Throw together the ultimate bean salad in no time: black beans, little white beans, chickpeas, all mixed up with diced red pepper, red onion, sugar snap peas. And it isn’t summer without sweet corn!  Before you cook all the ears for dinner, though, keep back a couple to cut off, raw, into your bean salad. Dress that colorful salad with garlicky pesto and it will be your best friend, alongside a pile of slow-grilled country-style pork  ribs.

And cold soup: there is nothing like it to take the edge off a steamy Connecticut evening. Creamy vichyssoise sprinkled with chives, pureed “pink” gazpacho, tart, chunky tomato soup drizzled with pesto.  All these are served from my funky pottery tureen in the shape of a giant head of green cabbage.

Of course I could cook all this food in London, in the middle of winter. But I never would. It’s Connecticut food, home food, summer food.

Every August we welcome everyone we can gather together for my beautiful mother’s birthday party. The guest list is ever-changing: our farmer friends up the country road, the staff at the Land Trust that preserves the acres surrounding our farmhouse, extended family (my husband’s mother, a welter of siblings and nieces), and old friends from all over New York State. I start cooking the day before and everyone in the family has jobs chopping garlic, counting plates and forks, opening up borrowed tables.

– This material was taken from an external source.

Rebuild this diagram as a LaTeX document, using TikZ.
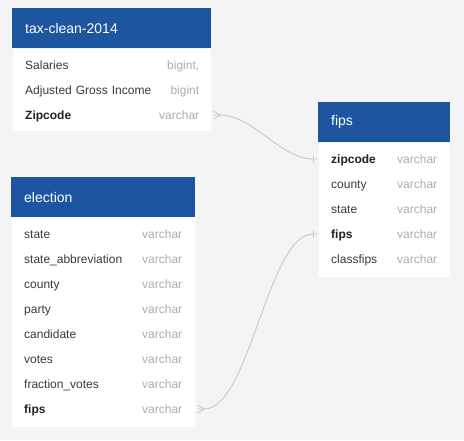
\documentclass[tikz,border=0pt]{standalone}
\usepackage{fontspec}
\setmainfont{Liberation Sans}
\usetikzlibrary{positioning}
\definecolor{hdrblue}{HTML}{1E55A1}
\definecolor{bgpage}{HTML}{F4F4F4}
\definecolor{fieldtext}{HTML}{3A3A3A}
\definecolor{keytext}{HTML}{222222}
\definecolor{typetext}{HTML}{ADADAD}
\definecolor{linkgray}{HTML}{C9C9C9}

\begin{document}
\begin{tikzpicture}[x=1pt,y=-1pt,
  tablehead/.style={anchor=north west,fill=hdrblue,text=white,minimum height=40pt,
    inner xsep=13pt,inner ysep=0pt,align=left,font=\fontsize{14}{16}\selectfont},
  tablebody/.style={anchor=north west,fill=white,draw=black!4,line width=1pt,inner sep=0pt},
  row/.style={anchor=west,minimum height=25pt,text width=#1,inner xsep=13pt,inner ysep=0pt,
    text height=9pt,text depth=0pt,align=left,text=fieldtext,font=\fontsize{12}{14}\selectfont},
  keyrow/.style={font=\fontsize{12}{14}\selectfont\bfseries,text=keytext},
  plainrow/.style={},
  typetxt/.style={inner sep=0pt,text height=9pt,text depth=0pt,text=typetext,
    font=\fontsize{12}{14}\selectfont},
  link/.style={draw=linkgray,line width=0.9pt}]

\useasboundingbox[fill=bgpage] (0,0) rectangle (464,440);

% tax-clean-2014
\node[tablebody,minimum width=199pt,minimum height=83pt] (tax) at (12,48) {};
\node[tablehead,text width=173pt] (tax-head) at (12,8) {tax-clean-2014};
\foreach \f/\t/\k [count=\i] in {Salaries/{bigint,}/plainrow,
    Adjusted Gross Income/bigint/plainrow,Zipcode/varchar/keyrow}
  {\node[row=173pt,\k] (tax-\i) at (12,40+25*\i) {\f};
   \node[typetxt,left=12pt of tax-\i.east] {\t};}

% fips
\node[tablebody,minimum width=132pt,minimum height=135pt] (fips) at (318,142) {};
\node[tablehead,text width=106pt] (fips-head) at (318,102) {fips};
\foreach \f/\k [count=\i] in {zipcode/keyrow,county/plainrow,state/plainrow,
    fips/keyrow,classfips/plainrow}
  {\node[row=106pt,\k] (fips-\i) at (318,134+25*\i) {\f};
   \node[typetxt,left=13pt of fips-\i.east] {varchar};}

% election
\node[tablebody,minimum width=184pt,minimum height=210pt] (ele) at (11,217) {};
\node[tablehead,text width=158pt] (ele-head) at (11,177) {election};
\foreach \f/\k [count=\i] in {state/plainrow,state\_abbreviation/plainrow,county/plainrow,
    party/plainrow,candidate/plainrow,votes/plainrow,fraction\_votes/plainrow,fips/keyrow}
  {\node[row=158pt,\k] (ele-\i) at (11,209+25*\i) {\f};
   \node[typetxt,left=13pt of ele-\i.east] {varchar};}

% relations: many side (crow's foot) and one side (bar)
\draw[link] ([xshift=2pt,yshift=4pt]tax-3.east) -- ([xshift=9pt]tax-3.east)
  -- ([xshift=2pt,yshift=-4pt]tax-3.east);
\draw[link] ([xshift=2pt]tax-3.east) -- ([xshift=9pt]tax-3.east)
  .. controls +(32,0) and +(-32,0) .. ([xshift=-5pt]fips-1.west) -- (fips-1.west);
\draw[link] ([xshift=-5pt,yshift=4pt]fips-1.west) -- ([xshift=-5pt,yshift=-4pt]fips-1.west);

\draw[link] ([xshift=2pt,yshift=4pt]ele-8.east) -- ([xshift=9pt]ele-8.east)
  -- ([xshift=2pt,yshift=-4pt]ele-8.east);
\draw[link] ([xshift=2pt]ele-8.east) -- ([xshift=9pt]ele-8.east)
  .. controls +(45,0) and +(-45,0) .. ([xshift=-5pt]fips-4.west) -- (fips-4.west);
\draw[link] ([xshift=-5pt,yshift=4pt]fips-4.west) -- ([xshift=-5pt,yshift=-4pt]fips-4.west);
\end{tikzpicture}
\end{document}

Because I am an extreme extrovert living in a family of introverts, it’s paramount to make everything SIMPLE, so as not to scare the horses. There are some rules that cannot be broken for summer entertaining at my house:

  • Don’t stress about the weather!  Sure, the picnic table and trampoline are fun, but rain just means you bring the party indoors, light a million votive candles and get cozy.
  • Don’t cook anything that makes you nervous!  For me this is dessert, so when guests inevitably ask, “What can we bring” I chime in with “Something sweet!”  Everyone but me wants to bake cupcakes, so bring them on!
  • Don’t freak out about decorating!  Nobody cares about fancy plates or napkins. Friends will bring flowers. For my mother’s party, I buy 40 yellow balloons (her favorite color), and everyone gets into the act tying them to the white picket fence.
  • Invite only people you know are prepared to have FUN! This does not mean you need only extroverts, because every storyteller needs listeners. Encourage the kids to both listen and learn to tell their own stories.
  • Plan to grill LOTS of things – skewers of scallops and bacon, marinated vegetables,  bratwurst and foil parcels of buttery, paper thin potatoes. Grilling gives the shy husband a job, and any other shy person can sidle over to give him advice.

Now tie on your apron, pour a tall, icy glass of Absolut Citron with lemonade and a Key lime, and let the party begin!